Exercise
Search the material below for the word "matplotlib". Copy every line that has it.

Supplied material
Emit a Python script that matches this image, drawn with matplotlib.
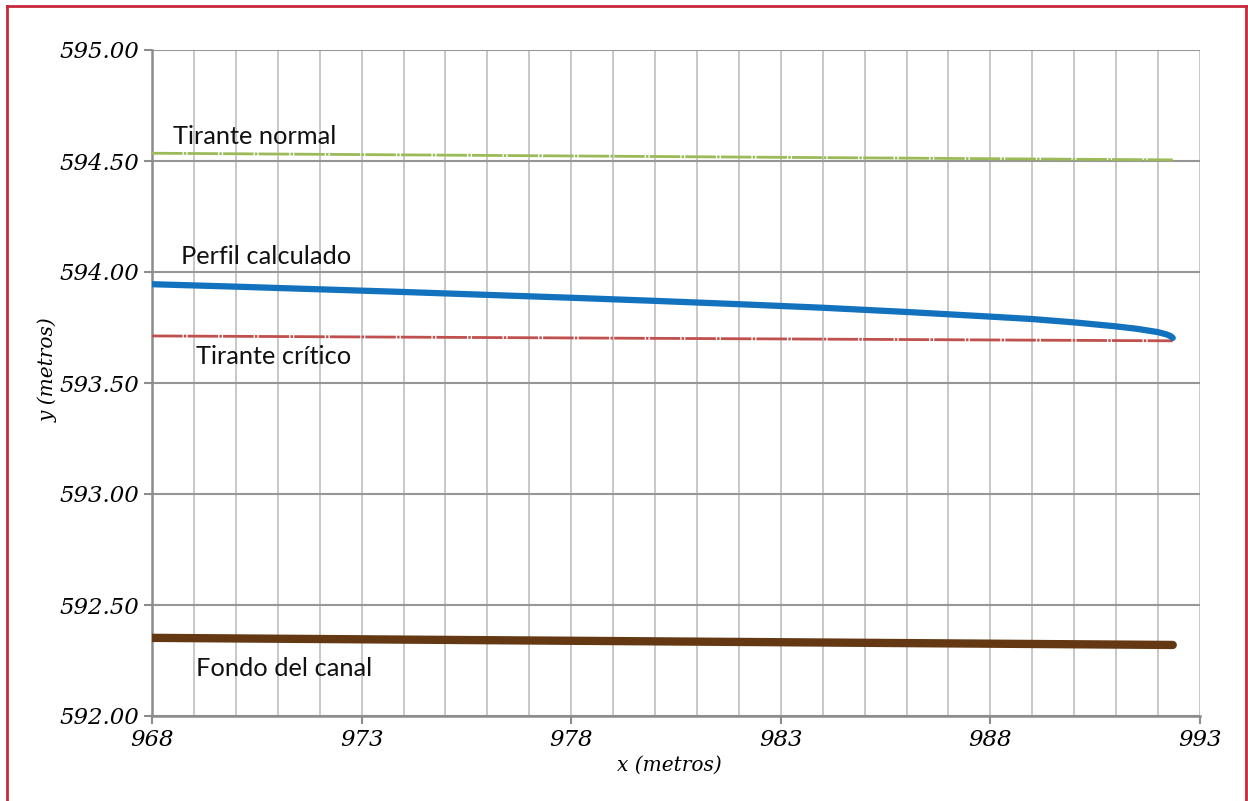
import numpy as np
import matplotlib.pyplot as plt
from matplotlib.ticker import FixedLocator, MultipleLocator, FormatStrFormatter
from matplotlib.lines import Line2D

# datos
x_normal = [968.0, 992.35]
y_normal = [594.535, 594.505]

x_critico = [968.0, 992.35]
y_critico = [593.712, 593.690]

x_fondo = [968.0, 992.35]
y_fondo = [592.352, 592.320]

x_perfil = [968, 970, 972, 974, 976, 978, 980, 982, 984, 986, 988,
            989, 990, 991, 991.5, 992, 992.2, 992.3, 992.35]
y_perfil = [593.945, 593.934, 593.922, 593.910, 593.897, 593.884, 593.870,
            593.855, 593.839, 593.820, 593.799, 593.788, 593.773, 593.755,
            593.744, 593.729, 593.719, 593.711, 593.703]

xticks = [968, 973, 978, 983, 988, 993]

etiquetas = ["Tirante normal", "Perfil calculado", "Tirante crítico", "Fondo del canal"]
pos_etiquetas = [(968.5, 594.61), (968.7, 594.07), (969.05, 593.62), (969.05, 592.215)]

fig = plt.figure(figsize=(12.48, 8.01), dpi=100)
ax = fig.add_axes([152/1248, 1-716/801, (1200-152)/1248, (716-50)/801])

dashdot = (0, (11, 0.45, 0.9, 0.45))
ax.plot(x_normal, y_normal, color="#9bbb59", lw=2.0, ls=dashdot, zorder=3)
ax.plot(x_critico, y_critico, color="#c0504d", lw=2.0, ls=dashdot, zorder=3)
ax.plot(x_perfil, y_perfil, color="#1272be", lw=4.5, solid_capstyle="round", zorder=4)
ax.plot(x_fondo, y_fondo, color="#643812", lw=6.0, solid_capstyle="round", zorder=4)

for txt, (tx, ty) in zip(etiquetas, pos_etiquetas):
    ax.text(tx, ty, txt, fontsize=18.3, family="Lato", color="#111111", va="center", ha="left")

ax.set_xlim(968, 993)
ax.set_ylim(592, 595)
ax.xaxis.set_major_locator(FixedLocator(xticks))
ax.xaxis.set_minor_locator(MultipleLocator(1))
ax.yaxis.set_major_locator(MultipleLocator(0.5))
ax.yaxis.set_major_formatter(FormatStrFormatter("%.2f"))

ax.grid(which="both", axis="x", color="#c4c4c4", lw=1.3)
ax.grid(which="major", axis="y", color="#969696", lw=1.5)
ax.set_axisbelow(True)

for s in ["top", "right"]:
    ax.spines[s].set_visible(False)
for s in ["left", "bottom"]:
    ax.spines[s].set_color("#8c8c8c")
    ax.spines[s].set_linewidth(1.8)

ax.tick_params(axis="both", which="major", color="#8c8c8c", width=1.5, length=6,
               labelsize=16.5, pad=3)
ax.tick_params(axis="x", which="minor", length=0)
for lab in ax.get_xticklabels() + ax.get_yticklabels():
    lab.set_family("DejaVu Serif")
    lab.set_style("italic")

ax.set_xlabel("x (metros)", fontsize=14.5, family="DejaVu Serif", style="italic")
ax.set_ylabel("y (metros)", fontsize=14.5, family="DejaVu Serif", style="italic")
ax.xaxis.set_label_coords(0.494, -0.060)
ax.yaxis.set_label_coords(-0.090, 0.52)

# marco rojo
borde = "#c8283c"
fig.add_artist(Line2D([7/1248, 7/1248], [0, 1-6/801], color=borde, lw=2, transform=fig.transFigure))
fig.add_artist(Line2D([7/1248, 1246/1248], [1-6/801, 1-6/801], color=borde, lw=2, transform=fig.transFigure))
fig.add_artist(Line2D([1246/1248, 1246/1248], [0, 1-6/801], color=borde, lw=2, transform=fig.transFigure))

fig.savefig("out.png", dpi=100)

Exercise response
Emit a Python script that matches this image, drawn with matplotlib.
import matplotlib.pyplot as plt
from matplotlib.ticker import FixedLocator, MultipleLocator, FormatStrFormatter
from matplotlib.lines import Line2D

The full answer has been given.